Saturday Morning, flights to the U.S. from nations considered to be “hotbeds of terrorism” resumed after a federal judge temporarily blocked President Donald Trump’s executive order barring entry by people from seven predominantly Muslim nations.
For now, it appears the order by U.S. District Court Senior Judge James L. Robart means that holders of U.S. visas or green cards allowing them to live and work in the U.S. can fly into the country as before. Trump’s order affected citizens of Sudan, Libya, Somalia, Syria, Iran, Iraq and Yemen.
The temporary restraining order applies nationwide, state Attorney General Bob Ferguson’s office said.
“The Constitution prevailed today”, Ferguson said in a statement. “No one is above the law — not even the President.”
The restraining order will be in effect until U.S. District Court Senior Judge James L. Robart considers a legal challenge filed by the attorney general, Ferguson’s office said.
Qatar Airways issued a statement saying, “as directed by the U.S. Customs and Border Protection,” nationals of the seven affected countries and all refugees presenting a valid U.S. visa or Green Card allowing them to work in the U.S. would be permitted to travel to the United States.
Egyptair released a similar statement saying,”There is no stopping any passenger if they have a visa”, said Hossam Hussein, the Egyptair manager for flights to New York.|
The New York times reported that airlines that had been stopping travelers from boarding planes to the U.S. had been told by the government in a conference call Friday night to begin allowing them to fly.

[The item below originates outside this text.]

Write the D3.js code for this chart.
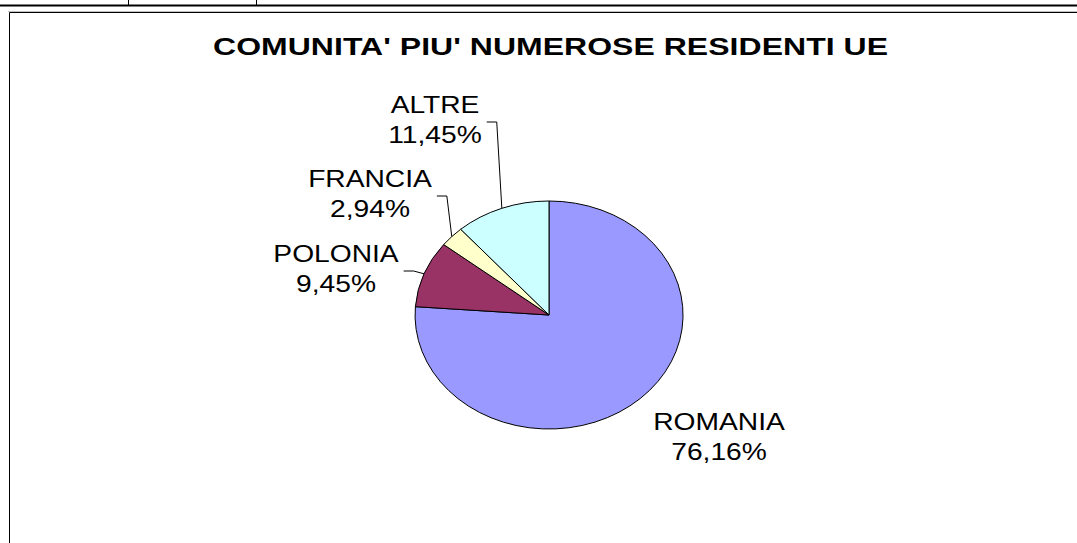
<!DOCTYPE html>
<html>
<head>
<meta charset="utf-8">
<script src="https://cdn.jsdelivr.net/npm/d3@7"></script>
<style>
  html, body { margin: 0; padding: 0; background: #fff; }
  svg { display: block; }
</style>
</head>
<body>
<script>
// ---- data ----
const categories = ["ROMANIA", "POLONIA", "FRANCIA", "ALTRE"];
const values = [76.16, 9.45, 2.94, 11.45];
const percentLabels = ["76,16%", "9,45%", "2,94%", "11,45%"];
const colors = ["#9999FF", "#993366", "#FFFFCC", "#CCFFFF"];
const title = "COMUNITA' PIU' NUMEROSE RESIDENTI UE";

// ---- layout ----
const W = 1077, H = 543;
const cx = 549, cy = 315, rx = 134, ry = 114;
const sx = 1.2;             // horizontal stretch of the original picture
const titleSx = 1.36;
const fontSize = 23.5;
const lineGap = 30;
// label block anchors (center x, first baseline y), in category order
const labelPos = [[719, 430], [336, 262], [370, 187], [435, 113]];
const hasLeader = [false, true, true, true];

const svg = d3.select("body").append("svg")
  .attr("width", W).attr("height", H);

// frame lines
svg.append("line").attr("x1", 0).attr("x2", W).attr("y1", 5.5).attr("y2", 5.5)
  .attr("stroke", "#000").attr("stroke-width", 2);
[128.5, 256.5].forEach(x => svg.append("line").attr("x1", x).attr("x2", x)
  .attr("y1", 0).attr("y2", 5).attr("stroke", "#000").attr("stroke-width", 1));
svg.append("line").attr("x1", 8).attr("x2", W).attr("y1", 11.5).attr("y2", 11.5)
  .attr("stroke", "#c0c0c0").attr("stroke-width", 1);
svg.append("path").attr("d", `M9.5,${H} V12.5 H${W}`)
  .attr("fill", "none").attr("stroke", "#000").attr("stroke-width", 1);

// title
svg.append("text")
  .attr("transform", `translate(550.5,55) scale(${titleSx},1)`)
  .attr("text-anchor", "middle")
  .attr("font-family", "'Liberation Sans', Arial, sans-serif")
  .attr("font-weight", "bold")
  .attr("font-size", fontSize)
  .attr("textLength", 675 / titleSx)
  .attr("lengthAdjust", "spacing")
  .attr("fill", "#000")
  .text(title);

// pie
const pie = d3.pie().sort(null).value(d => d)(values);
const arc = d3.arc().innerRadius(0).outerRadius(1);
const g = svg.append("g").attr("transform", `translate(${cx},${cy}) scale(${rx},${ry})`);
g.selectAll("path").data(pie).join("path")
  .attr("d", arc)
  .attr("fill", (d, i) => colors[i])
  .attr("stroke", "#000")
  .attr("stroke-width", 1)
  .attr("vector-effect", "non-scaling-stroke");

// labels
pie.forEach((d, i) => {
  const [lx, ly] = labelPos[i];
  const lines = [categories[i], percentLabels[i]];
  let maxW = 0;
  lines.forEach((t, k) => {
    const txt = svg.append("text")
      .attr("transform", `translate(${lx},${ly + k * lineGap}) scale(${sx},1)`)
      .attr("text-anchor", "middle")
      .attr("font-family", "'Liberation Sans', Arial, sans-serif")
      .attr("font-size", fontSize)
      .attr("fill", "#000")
      .text(t);
    maxW = Math.max(maxW, txt.node().getComputedTextLength() * sx);
  });
  if (hasLeader[i]) {
    const a = (d.startAngle + d.endAngle) / 2;
    const ex = cx + rx * Math.sin(a), ey = cy - ry * Math.cos(a);
    const x0 = lx + maxW / 2 + 5, y0 = ly + 9;
    svg.append("path")
      .attr("d", `M${x0},${y0} H${x0 + 10} L${ex},${ey}`)
      .attr("fill", "none").attr("stroke", "#000").attr("stroke-width", 1);
  }
});
</script>
</body>
</html>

Reuters also reported a Friday evening conference call in which U.S. Customs & Border Protection informed U.S. airlines that they could again board travelers who had been blocked by last week’s executive order. The airlines were told to operate just has they had before the order, the news agency reported.
“I heard about the judge’s ruling and I immediately got on a plane to Frankfurt to see if we got a connecting flight to Boston,” said Saira Rafiei who is Iranian and heard about the news while she was in Tehran.
The White House press secretary said the administration would seek an emergency stay at the earliest possible time, and initially called the judge’s action an “outrageous order.” An updated statement issued a short time later dropped the term “outrageous.”